Recently, the RAB announced a partnership with D&AD to improve creativity in UK radio advertising. This is part of a wider £350,000 investment by the RAB to address the medium’s creative under-performance, as demonstrated by the poor showing for UK agencies within the radio category at awards ceremonies, including the D&AD awards.

So, why the creative alarm when there is a poor showing at the big awards? Is there a lack of creativity in radio advertising? Is there a lack of creative skill focused on radio? Is measuring creativity by the number of entries into awards ceremonies really a good gauge of creativity? Let’s analyse this a little.

It seems that a couple of things need highlighting here.

Firstly, what the RAB and D&AD don’t, and obviously can’t mention, is the amount of hugely creative radio commercials that just haven’t been entered into any awards.

Awards ceremonies can be expensive. Relatively speaking. Apart from the RAB’s own monthly Aerial Awards, which are free to enter, you’re talking an entrance fee for the likes of the Fresh Awards, Cream Awards, London Internationals, Cannes Lions, New York Awards and the D&AD’s to name just a handful. In an industry where internally, creatives are often among the first casualties of a reshuffle, and externally creative teams are focussing on the pressures of client retention, it’s probably fair to expect that in difficult times, half of the creatives are fighting for their jobs while failing to clear the budget to enter a creative award ceremony, while the other half are busy focussing on innovation and new medias with easy, high-yield results. In the vast number of cases, radio creative and creativity just doesn’t sell airtime, and investing in a creative process for a radio execution is often difficult to justify. Which brings us to the potential elephant in the room, and it’s an elephant that the RAB does recognise. Is it possible that a perceived lack of radio creative quality, could be down to a lack of brand building commercials on air?
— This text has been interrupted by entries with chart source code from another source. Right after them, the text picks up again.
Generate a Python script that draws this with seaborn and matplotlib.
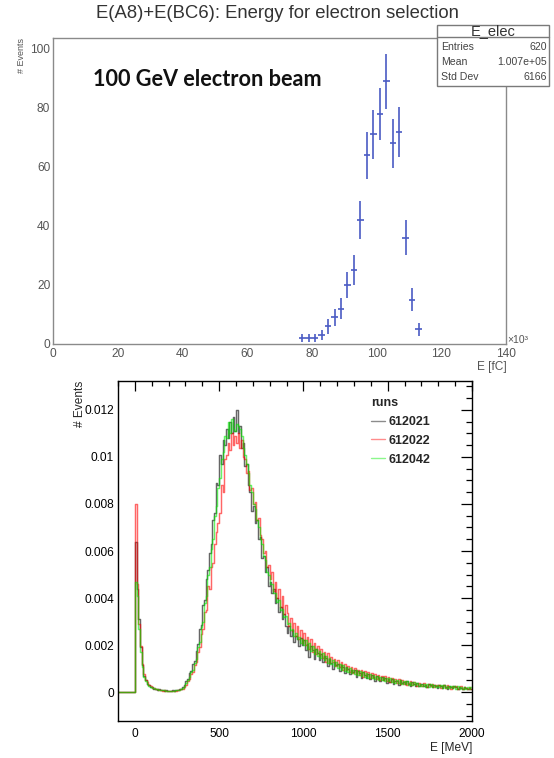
import numpy as np
import pandas as pd
import matplotlib
matplotlib.use("Agg")
import matplotlib.pyplot as plt
import seaborn as sns
from matplotlib.ticker import MultipleLocator, FuncFormatter
from matplotlib.patches import Rectangle
from matplotlib.lines import Line2D

sns.set_style("white")
plt.rcParams['font.family'] = ['Liberation Sans', 'DejaVu Sans']

# ---------------- top panel data (E in 10^3 fC, bin width 2) ----------------
top_title = "E(A8)+E(BC6): Energy for electron selection"
top_energy_k = [77, 79, 81, 83, 85, 87, 89, 91, 93, 95, 97, 99, 101, 103, 105, 107, 109, 111, 113]
top_counts = [2, 2, 2, 3, 6, 9, 12, 20, 25, 42, 64, 71, 78, 89, 68, 72, 36, 15, 5]
stat_name = "E_elec"
stat_rows = [("Entries", "620"), ("Mean", "1.007e+05"), ("Std Dev", "6166")]

# ---------------- bottom panel data (E in MeV, 10 MeV bins from -100 to 2000, units of 1e-4) ----------------
SCALE = 1e-4
runs = ["612021", "612022", "612042"]
run_612021 = [
    0, 0, 0, 0, 0, 0, 0, 0, 0, 0,
    64, 44, 31, 19, 11.5, 7, 5.2, 3.6, 3.1, 2.2,
    2.0, 1.5, 1.5, 1.0, 1.1, 0.7, 0.9, 0.6, 0.7, 0.4,
    0.6, 0.4, 0.8, 0.5, 0.9, 0.8, 1.3, 1.4, 2.1, 3.0,
    4.6, 5.6, 8.0, 8.8, 12.0, 13.2, 17.5, 20.5, 27, 28.5,
    37, 39, 48, 52, 59, 63, 73, 76, 89, 88,
    101, 97, 107, 105, 112, 108, 115, 110, 117, 111,
    120, 110, 113, 104, 106, 96, 97, 88, 85, 77,
    79, 72, 73, 65, 66, 57, 58, 51, 53, 45,
    47, 42, 44, 38, 40, 34, 36, 31, 33, 28,
    25, 28, 24, 26.5, 21.5, 24, 22.5, 19.5, 23, 20,
    22, 18, 20.5, 15, 19.5, 18, 14, 18.5, 16.5, 13.5,
    16, 13, 15.5, 14.5, 11, 14, 12.5, 10, 13, 11.5,
    12, 9, 11.5, 10.5, 8, 10.5, 9.8, 7.5, 9.5, 8.5,
    9.5, 6.5, 8.8, 8.0, 5.8, 8.4, 7.2, 6.0, 7.8, 5.6,
    7.2, 6.5, 4.8, 7.0, 5.9, 4.6, 6.6, 5.0, 6.0, 3.8,
    5.6, 4.2, 5.5, 3.6, 4.9, 4.6, 3.2, 5.0, 3.9, 4.4,
    3.4, 4.6, 3.6, 2.6, 4.2, 3.3, 2.7, 3.9, 2.5, 3.4,
    3.6, 2.4, 3.1, 2.2, 3.4, 2.9, 2.0, 3.0, 2.7, 1.9,
    2.8, 2.5, 1.7, 2.9, 2.2, 1.5, 2.6, 2.3, 1.6, 2.4,
    2.2, 1.3, 2.1, 1.8, 1.1, 2.0, 1.6, 1.2, 1.9, 1.4,
]
run_612022 = [
    0, 0, 0, 0, 0, 0, 0, 0, 0, 0,
    80, 46, 29, 19.5, 12, 7.5, 5, 4.2, 3.0, 2.6,
    1.8, 1.9, 1.2, 1.3, 0.9, 1.0, 0.6, 0.8, 0.5, 0.6,
    0.3, 0.5, 0.4, 0.6, 0.5, 0.7, 0.8, 1.1, 1.3, 2.1,
    3.0, 4.6, 5.5, 7.6, 8.6, 11.5, 12.8, 17, 19, 24.5,
    27, 34, 35, 45, 44, 53, 55, 63, 68, 72,
    76, 88, 85, 99, 101, 106, 103, 110, 105, 109,
    106, 110, 104, 107, 100, 99, 93, 94, 86, 87,
    80, 81, 73, 74, 67, 65, 59, 60, 53, 54,
    48, 51, 43, 47, 40, 44, 36, 41, 33, 37,
    33.5, 28, 31.5, 26, 29.5, 24, 28, 22.5, 26.5, 21,
    25, 20, 23.5, 18.5, 22.5, 17, 21, 16, 19.5, 15.5,
    18.5, 14.5, 17, 13, 16.5, 12.5, 15, 12.8, 14.2, 11,
    13.5, 10.5, 12.8, 9.6, 12, 9.2, 11.2, 8.6, 10.8, 8.0,
    10.4, 7.6, 9.6, 7.2, 9.2, 6.6, 8.8, 6.8, 8.4, 6.2,
    8.2, 5.8, 7.6, 5.6, 7.4, 5.2, 6.9, 5.0, 6.8, 4.6,
    6.4, 4.4, 6.0, 4.2, 5.6, 3.9, 5.4, 3.6, 5.2, 3.4,
    4.9, 3.2, 3.8, 4.6, 2.8, 4.4, 3.4, 2.6, 4.0, 3.1,
    2.6, 3.8, 3.0, 2.2, 3.5, 2.4, 3.3, 2.0, 3.2, 2.6,
    3.1, 1.8, 2.4, 3.0, 1.7, 2.8, 2.2, 1.5, 2.7, 2.0,
    2.5, 1.4, 2.0, 2.4, 1.3, 2.3, 1.6, 1.2, 2.2, 1.5,
]
run_612042 = [
    0, 0, 0, 0, 0, 0, 0, 0, 0, 0,
    47, 41, 27, 17, 10.5, 6.5, 4.6, 3.5, 2.7, 2.3,
    1.9, 1.6, 1.3, 1.2, 1.0, 0.9, 0.7, 0.7, 0.6, 0.5,
    0.5, 0.5, 0.5, 0.6, 0.7, 0.7, 0.9, 1.2, 1.7, 2.5,
    3.8, 5.3, 6.3, 8.4, 9.6, 12.5, 14.2, 19, 21.5, 27.5,
    30, 38, 41, 50, 53, 61, 65, 75, 79, 87,
    91, 99, 102, 109, 108, 115, 110, 116, 112, 111,
    114, 113, 112, 109, 104, 101, 97, 93, 88, 85,
    80, 78, 73, 70, 65, 63, 58, 56, 51, 50,
    46, 46, 42, 42, 38.5, 39, 35, 35.5, 32, 32.5,
    29, 29.5, 26.5, 27, 24, 25, 22.5, 23.5, 21, 22.5,
    20, 22, 18.5, 21, 17.5, 19.5, 16.2, 18.5, 15.5, 17.5,
    14.5, 16.5, 13.5, 15.5, 12.5, 14.5, 11.8, 13.8, 11, 12.8,
    10.2, 12, 9.6, 11.4, 9, 10.8, 8.5, 10.2, 8, 9.6,
    7.5, 9.2, 7.1, 8.8, 6.8, 8.4, 6.3, 8.0, 6.1, 7.6,
    5.8, 7.3, 5.5, 7.0, 5.3, 6.6, 5.0, 6.4, 4.7, 6.0,
    4.5, 5.8, 4.2, 5.5, 4.0, 5.2, 3.8, 5.0, 3.5, 4.7,
    3.4, 4.5, 3.2, 4.3, 2.9, 4.1, 2.8, 3.9, 2.6, 3.6,
    2.5, 3.5, 2.3, 3.4, 2.2, 3.3, 2.1, 3.2, 2.0, 3.0,
    2.0, 2.9, 1.8, 2.9, 1.7, 2.7, 1.6, 2.6, 1.6, 2.5,
    1.5, 2.4, 1.4, 2.3, 1.3, 2.2, 1.2, 2.1, 1.2, 2.0,
]
run_colors = ["#000000", "#ff0000", "#00ee00"]
bin_edges = np.arange(-100, 2001, 10)

# ---------------- figure ----------------
W, H = 554, 758
fig = plt.figure(figsize=(W / 100, H / 100), dpi=100)


def fax(l, t, r, b):
    return fig.add_axes([l / W, 1 - b / H, (r - l) / W, (b - t) / H])


# ===== top panel =====
ax1 = fax(53, 38, 506, 344)
blue = "#4a5bc4"
ax1.errorbar(top_energy_k, top_counts, xerr=1, yerr=np.sqrt(top_counts),
             fmt="none", ecolor=blue, elinewidth=1.2, capsize=0)
ax1.set_xlim(0, 140)
ax1.set_ylim(0, 103.7)
ax1.xaxis.set_major_locator(MultipleLocator(20))
ax1.xaxis.set_minor_locator(MultipleLocator(4))
ax1.yaxis.set_major_locator(MultipleLocator(20))
ax1.yaxis.set_minor_locator(MultipleLocator(5))
for s in ax1.spines.values():
    s.set_color("#8a8a8a")
    s.set_linewidth(1.0)
ax1.tick_params(which="both", direction="in", colors="#777777", labelcolor="#555555",
                labelsize=8.6, top=False, right=False, width=0.9)
ax1.tick_params(axis="y", which="major", length=9.5, pad=2)
ax1.tick_params(axis="y", which="minor", length=5)
ax1.tick_params(axis="x", which="major", length=6, pad=3)
ax1.tick_params(axis="x", which="minor", length=3)
ax1.set_xlabel("")
ax1.set_ylabel("")

fig.text(277.5 / W, 1 - 13 / H, top_title, ha="center", va="center", fontsize=13.3, color="#333333")
fig.text(93 / W, 1 - 80 / H, "100 GeV electron beam", ha="left", va="center",
         fontsize=15.6, fontweight="bold", family=["Lato", "DejaVu Sans"], color="#111111")
fig.text(22 / W, 1 - 38 / H, "# Events", rotation=90, ha="center", va="top",
         fontsize=6.5, color="#555555")
fig.text(507 / W, 1 - 367 / H, "E [fC]", ha="right", va="center", fontsize=8.6, color="#555555")
fig.text(507 / W, 1 - 340 / H, "×10³", ha="left", va="center", fontsize=7.5, color="#555555")

# stat box
fig.add_artist(Rectangle((437 / W, 1 - 86 / H), 112 / W, 61 / H, transform=fig.transFigure,
                         facecolor="white", edgecolor="#7a7a7a", linewidth=1.0, zorder=5))
fig.add_artist(Line2D([437 / W, 549 / W], [1 - 37 / H, 1 - 37 / H], transform=fig.transFigure,
                      color="#7a7a7a", linewidth=1.0, zorder=6))
fig.text(493 / W, 1 - 31 / H, stat_name, ha="center", va="center", fontsize=10.5,
         color="#333333", zorder=7)
for i, (k, v) in enumerate(stat_rows):
    y = 1 - (47 + 15 * i) / H
    fig.text(441 / W, y, k, ha="left", va="center", fontsize=7.6, color="#444444", zorder=7)
    fig.text(547 / W, y, v, ha="right", va="center", fontsize=7.6, color="#444444", zorder=7)

# ===== bottom panel =====
ax2 = fax(118, 381, 472, 721)
series = [run_612021, run_612022, run_612042]
for name, vals, col in zip(runs, series, run_colors):
    # step outline: one point per bin edge, the last bin value repeated at the closing edge
    yv = np.append(np.array(vals, dtype=float), vals[-1]) * SCALE
    df = pd.DataFrame({"E": bin_edges, "v": yv})
    sns.lineplot(data=df, x="E", y="v", estimator=None, sort=False, drawstyle="steps-post",
                 color=col, alpha=0.6, linewidth=1.05, ax=ax2)
ax2.set_xlim(-100, 2000)
ax2.set_ylim(-0.00123, 0.01323)
ax2.xaxis.set_major_locator(MultipleLocator(500))
ax2.xaxis.set_minor_locator(MultipleLocator(100))
ax2.yaxis.set_major_locator(MultipleLocator(0.002))
ax2.yaxis.set_minor_locator(MultipleLocator(0.0005))
ax2.yaxis.set_major_formatter(FuncFormatter(lambda v, p: f"{round(v, 6):g}"))
for s in ax2.spines.values():
    s.set_color("black")
    s.set_linewidth(1.0)
ax2.tick_params(which="both", direction="in", top=True, right=True, colors="black",
                labelsize=8.6, width=0.9)
ax2.tick_params(axis="y", which="major", length=8, pad=3)
ax2.tick_params(axis="y", which="minor", length=4)
ax2.tick_params(axis="x", which="major", length=7, pad=5)
ax2.tick_params(axis="x", which="minor", length=3.5)
ax2.set_xlabel("")
ax2.set_ylabel("")
fig.text(80 / W, 1 - 381 / H, "# Events", rotation=90, ha="center", va="top", fontsize=8.6)
fig.text(472 / W, 1 - 748 / H, "E [MeV]", ha="right", va="center", fontsize=8.6)

handles = [Line2D([], [], color=c, alpha=0.45, linewidth=1.0) for c in run_colors]
leg = ax2.legend(handles, runs, title="runs", loc="upper left",
                 bbox_to_anchor=(366 / W, 1 - 392 / H), bbox_transform=fig.transFigure,
                 frameon=False, handlelength=1.1, handletextpad=0.3, labelspacing=0.55,
                 prop={"weight": "bold", "size": 9}, alignment="left", borderaxespad=0)
leg.get_title().set_fontweight("bold")
leg.get_title().set_fontsize(9)

fig.savefig("out.png", dpi=100)
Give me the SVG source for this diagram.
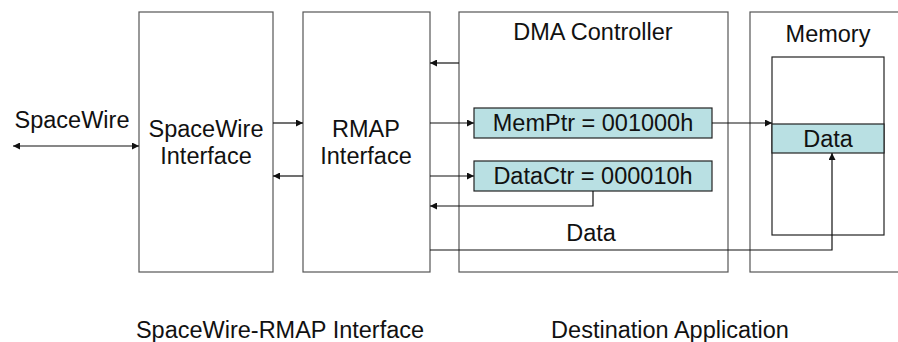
<svg xmlns="http://www.w3.org/2000/svg" width="898" height="342" viewBox="0 0 898 342">
<style>
.box{fill:#fff;stroke:#555;stroke-width:1.2}
.reg{fill:#b9e0e3;stroke:#222;stroke-width:1.2}
.t{font-family:"Liberation Sans",Arial,sans-serif;font-size:23.5px;fill:#111;text-anchor:middle}
.c{fill:none;stroke:#111;stroke-width:1.2}
</style>
<defs>
<marker id="ah" viewBox="0 0 10 10" refX="10" refY="5" markerWidth="9" markerHeight="7" markerUnits="userSpaceOnUse" orient="auto-start-reverse">
<path d="M0,0 L10,5 L0,10 z" fill="#111"/>
</marker>
</defs>
<g id="spw-if">
<rect class="box" x="139" y="12" width="134" height="260"/>
<text class="t" x="206" y="137">SpaceWire</text>
<text class="t" x="206" y="164">Interface</text>
</g>
<g id="rmap-if">
<rect class="box" x="303" y="12" width="127" height="260"/>
<text class="t" x="366" y="137">RMAP</text>
<text class="t" x="366" y="164">Interface</text>
</g>
<g id="dma">
<rect class="box" x="459" y="12" width="269" height="260"/>
<text class="t" x="593" y="40">DMA Controller</text>
</g>
<g id="memptr">
<rect class="reg" x="474" y="108" width="238" height="30"/>
<text class="t" x="593" y="131">MemPtr = 001000h</text>
</g>
<g id="datactr">
<rect class="reg" x="474" y="161" width="238" height="30"/>
<text class="t" x="593" y="184">DataCtr = 000010h</text>
</g>
<g id="memory">
<rect class="box" x="750" y="12" width="160" height="260"/>
<text class="t" x="828" y="42">Memory</text>
<rect fill="#fff" stroke="#222" stroke-width="1.2" x="772" y="57" width="112" height="178"/>
<rect class="reg" x="772" y="124" width="112" height="29"/>
<text class="t" x="828" y="147">Data</text>
</g>
<g id="labels">
<text class="t" x="72" y="128">SpaceWire</text>
<text class="t" x="280" y="338">SpaceWire-RMAP Interface</text>
<text class="t" x="670" y="338">Destination Application</text>
<text class="t" x="591" y="241">Data</text>
</g>
<g id="connectors">
<path class="c" d="M13,146 H139" marker-start="url(#ah)" marker-end="url(#ah)"/>
<path class="c" d="M273,123 H303" marker-end="url(#ah)"/>
<path class="c" d="M303,176 H273" marker-end="url(#ah)"/>
<path class="c" d="M459,63 H430" marker-end="url(#ah)"/>
<path class="c" d="M430,123 H474" marker-end="url(#ah)"/>
<path class="c" d="M430,176 H474" marker-end="url(#ah)"/>
<path class="c" d="M593,191 V206 H430" marker-end="url(#ah)"/>
<path class="c" d="M712,123 H772" marker-end="url(#ah)"/>
<path class="c" d="M430,250 H832 V153" marker-end="url(#ah)"/>
</g>
</svg>
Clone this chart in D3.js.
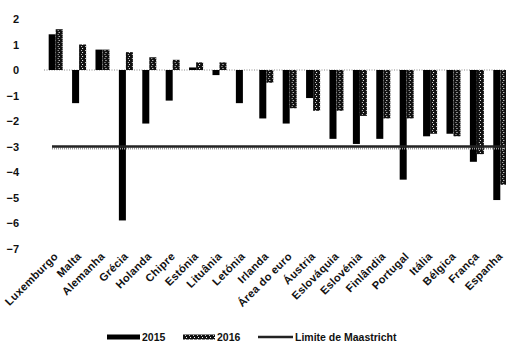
<!DOCTYPE html>
<html>
<head>
<meta charset="utf-8">
<script src="https://cdn.jsdelivr.net/npm/d3@7"></script>
<style>
  body { margin: 0; background: #fff; }
  svg text { font-family: "Liberation Sans", Arial, sans-serif; font-weight: bold; fill: #111; }
</style>
</head>
<body>
<div id="chart"></div>
<script>
var countries = ["Luxemburgo", "Malta", "Alemanha", "Grécia", "Holanda", "Chipre", "Estónia", "Lituânia", "Letónia", "Irlanda",
    "Área do euro", "Áustria", "Eslováquia", "Eslovénia", "Finlândia", "Portugal", "Itália", "Bélgica", "França", "Espanha"];
var years = ["2015", "2016"];
var deficit2015 = [1.4, -1.3, 0.8, -5.9, -2.1, -1.2, 0.1, -0.2, -1.3, -1.9, -2.1, -1.1, -2.7, -2.9, -2.7, -4.3, -2.6, -2.5, -3.6, -5.1];
var deficit2016 = [1.6, 1.0, 0.8, 0.7, 0.5, 0.4, 0.3, 0.3, 0.0, -0.5, -1.5, -1.6, -1.6, -1.8, -1.9, -1.9, -2.5, -2.6, -3.3, -4.5];
var yTicks = [2, 1, 0, -1, -2, -3, -4, -5, -6, -7];
var maastricht = -3;
var legendLabels = ["2015", "2016", "Limite de Maastricht"];

var width = 506, height = 345;

var svg = d3.select("#chart").append("svg")
    .attr("width", width)
    .attr("height", height);

var defs = svg.append("defs");
var pat = defs.append("pattern")
    .attr("id", "speckle")
    .attr("patternUnits", "userSpaceOnUse")
    .attr("width", 4).attr("height", 4);
pat.append("rect").attr("width", 4).attr("height", 4).attr("fill", "#111");
pat.append("rect").attr("x", 2).attr("y", 0).attr("width", 1).attr("height", 1).attr("fill", "#fff");
pat.append("rect").attr("x", 1).attr("y", 2).attr("width", 1).attr("height", 1).attr("fill", "#ccc");

// scales
var x0 = d3.scaleBand()
    .domain(countries)
    .range([44, 512])
    .paddingInner(0.4)
    .paddingOuter(0.2);

var x1 = d3.scaleBand()
    .domain(years)
    .range([0, x0.bandwidth()]);

var y = d3.scaleLinear()
    .domain([-7, 2])
    .range([248.5, 19]);

// y axis labels
var yAxis = svg.append("g")
    .attr("transform", "translate(19,0)")
    .call(d3.axisLeft(y).tickValues(yTicks).tickSize(0).tickPadding(0).tickFormat(d3.format("d")));
yAxis.select(".domain").remove();
yAxis.selectAll("text").attr("font-size", 11).style("font-family", "Liberation Sans, Arial, sans-serif").style("font-weight", "bold");

// zero line
svg.append("line")
    .attr("x1", 44).attr("x2", width)
    .attr("y1", y(0)).attr("y2", y(0))
    .attr("stroke", "#888")
    .attr("stroke-width", 1)
    .attr("stroke-dasharray", "1,1.5");

var rows = countries.map(function (c, i) {
    return { country: c, values: [{ year: "2015", v: deficit2015[i] }, { year: "2016", v: deficit2016[i] }] };
});

var groups = svg.append("g").selectAll("g")
    .data(rows)
    .enter().append("g")
    .attr("transform", function (d) { return "translate(" + x0(d.country) + ",0)"; });

groups.selectAll("rect")
    .data(function (d) { return d.values; })
    .enter().append("rect")
    .attr("x", function (d) { return x1(d.year); })
    .attr("width", x1.bandwidth())
    .attr("y", function (d) { return y(Math.max(0, d.v)); })
    .attr("height", function (d) { return Math.abs(y(d.v) - y(0)); })
    .attr("fill", function (d) { return d.year == "2015" ? "#000" : "url(#speckle)"; });

// Maastricht limit
svg.append("line")
    .attr("x1", 52).attr("x2", width)
    .attr("y1", y(maastricht) + 2).attr("y2", y(maastricht) + 2)
    .attr("stroke", "#999")
    .attr("stroke-width", 2)
    .attr("stroke-dasharray", "1,1");
svg.append("line")
    .attr("x1", 52).attr("x2", width)
    .attr("y1", y(maastricht)).attr("y2", y(maastricht))
    .attr("stroke", "#222")
    .attr("stroke-width", 2.5);

// x labels
svg.append("g").selectAll("text")
    .data(countries)
    .enter().append("text")
    .attr("transform", function (d) {
        return "translate(" + (x0(d) + x0.bandwidth() / 2 + 3) + ",257) rotate(-45)";
    })
    .attr("text-anchor", "end")
    .attr("font-size", 11)
    .attr("letter-spacing", 0.3)
    .text(function (d) { return d; });

// legend
var legend = svg.append("g").attr("transform", "translate(0,337)");
legend.append("rect").attr("x", 107).attr("y", -2.5).attr("width", 33).attr("height", 5).attr("fill", "#000");
legend.append("text").attr("x", 142).attr("y", 4).attr("font-size", 10.5).text(legendLabels[0]);
legend.append("rect").attr("x", 183).attr("y", -2.5).attr("width", 32).attr("height", 5).attr("fill", "url(#speckle)");
legend.append("text").attr("x", 217).attr("y", 4).attr("font-size", 10.5).text(legendLabels[1]);
legend.append("line").attr("x1", 258).attr("x2", 293).attr("y1", 0).attr("y2", 0)
    .attr("stroke", "#222").attr("stroke-width", 2.5);
legend.append("text").attr("x", 295).attr("y", 4).attr("font-size", 10.5).text(legendLabels[2]);
</script>
</body>
</html>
It’s a slightly simplistic view, but on a basic level, brand building commercials can often sound much better as pieces of audio. They are also often more creative than the price-point or sales specific commercials that make up the majority of radio’s ad load. It’s no mystery that for a brand building commercial to work, the creative is the key, and if the creative is to be the key to the campaigns success, it needs to have the support of all parties involved with the campaign at all stages. Could it be that the perception of a decline in the UK’s commercial radio creativity is not simply a perception about the quality of the creative and creatives, but is ultimately a judgment on the way radio itself is sold?

As a medium there is no reason why radio should have any inferiority complex around its effectiveness, its reach or the quality of what it does. It is a different product to TV and new social medias, and can hold its own. But this is often not the way radio rolls, or is rolled out.

It’s not uncommon for radio campaigns, for even some of the biggest brands, to be presented to a creative agency as fait accompli. Budgets are fixed and inflexible, time scales are restrictive, and possible executions can be limited by pre-booked airtime. It’s very clear that in many cases, the creative just doesn’t drive the decision-making processes around a brand’s radio activity.

This is not to say that this situation doesn’t occur across other media, but that radio is often a medium used as, and perceived as, a shop window for products and deals, rather than a medium that conveys a brands ethos and core values as an end-in-itself. This is not the fault of the creative or creatives, but a fundamental misconception and misrepresentation of how effectively radio works.

There is bad radio creative out there, just as there’s poor creative in all media. But this doesn’t necessarily mean that radio creatives are bad. Radio as an industry needs to take a good look, and decide how it will present itself to advertisers looking at a rapidly evolving future. It needs to give itself the best chance of shining. Creative, and creativity, should be seen as the beginning of the solution, rather than the end result of a sale.

Gauging how many entries an industry has in the big awards ceremonies only tells half the story.